To get some perspective on daily troubles, lots of people escape to the outdoors – maybe a weekend bike ride, a fishing trip or a hike – to clear their minds. And now there’s some scientific evidence that it actually helps. Researchers have found that looking at natural landscapes makes people more forward-thinking in their decision-making.
The researchers started by preparing two different photographic slideshows – one depicting lush green natural landscapes, the other depicting urban environments. The team then recruited 47 volunteers and assigned each volunteer to one of the slideshow rooms at random. In each room, volunteers listened to an audio script encouraging them to become immersed in the environment shown in the photographs.
After each of the volunteers had watched one or the other of the slideshows, the researchers offered them a choice between two types of financial reward: 100 euros ($135) now, or a larger sum in 90 days’ time. And to test just how willing each participant was to wait for a reward, the researchers ratcheted the amount of the delayed reward upward in 10-euro ($13) increments until each volunteer chose it over the immediate reward.
As you might expect, very few of the volunteers chose to wait 90 days for 110 euros when they could have 100 euros right now – and on the other hand, almost all of them were willing to wait 90 days for 150 euros or more.
When the value of the delayed reward fell in between these two figures, though, a clear distinction became apparent. Participants who’d viewed the natural-scene slideshows were far more willing to wait for an extra 20, 30 or 40 euros than were the ones who’d seen urban scenes – hinting that their exposure to natural beauty may have made them more amenable to delayed gratification.
Pace of Nature
To pinpoint this effect, the researchers conducted additional experiments. In one, they offered immediate or delayed rewards to three groups of volunteers – a group who’d viewed photos of natural scenes, a group who’d viewed urban photos, and a group who didn’t view any photos at all. In another, they sent one group of volunteers to take a walk in a forested city park and sent the other to hang out in a heavily developed business district, offering similar reward choices afterward.
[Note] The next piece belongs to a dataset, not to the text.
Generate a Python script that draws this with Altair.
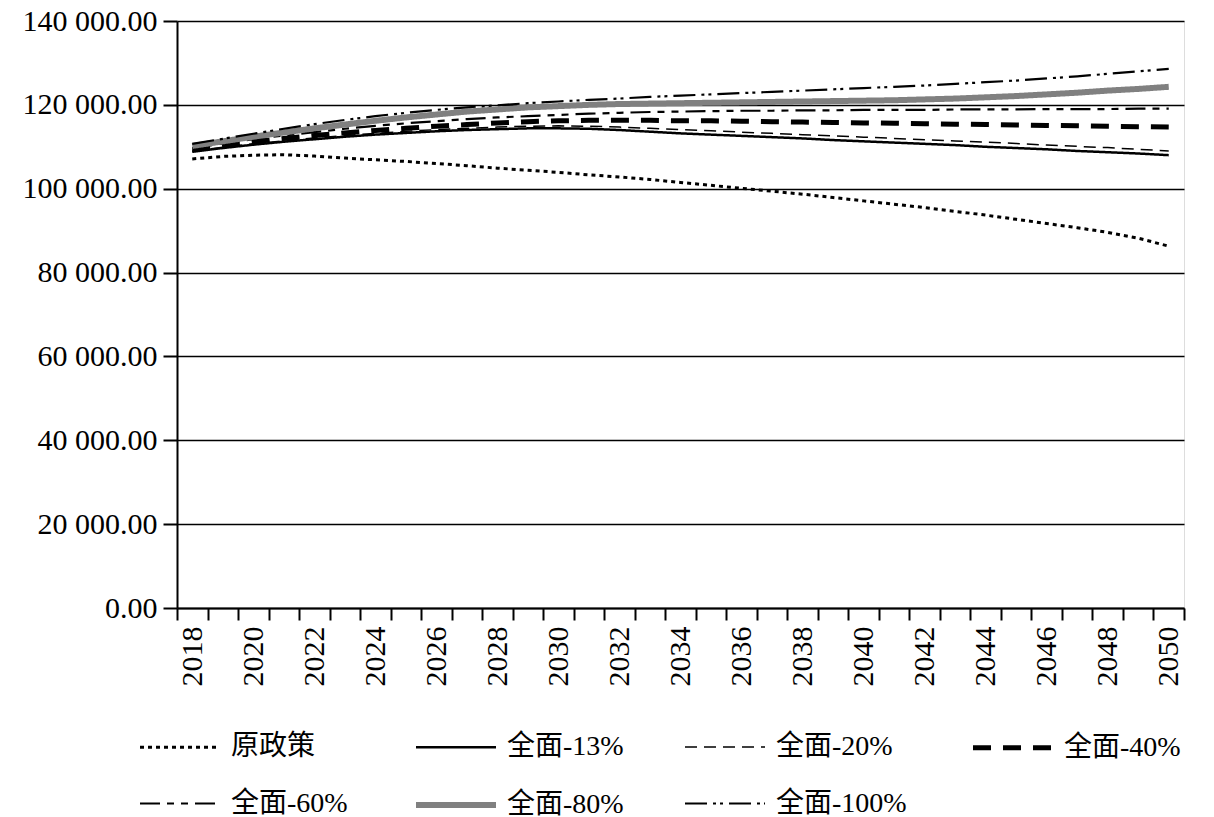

These subsequent experiments confirmed the team’s results: Participants who’d spent time viewing or exploring nature had the lowest thresholds for delaying future reward, implying that their exposure to natural scenes made them more inclined to care for the future. The results appear this week in Proceedings of the Royal Society B.
The researchers say the psychological benefit could be because nature moves at a slower pace overall, while city life relentlessly bombards us with pressure to acquire status, material goods and mates. When we take a step back and see the environment as a whole, all those tiny struggles vanish into the grand timescales of the Earth itself.
As the old Greek proverb says, A society grows great when old men plant trees whose shade they know they shall never sit in. We might all be doing our grandchildren a favor if we spend less time running the rat race, and more time planting those trees.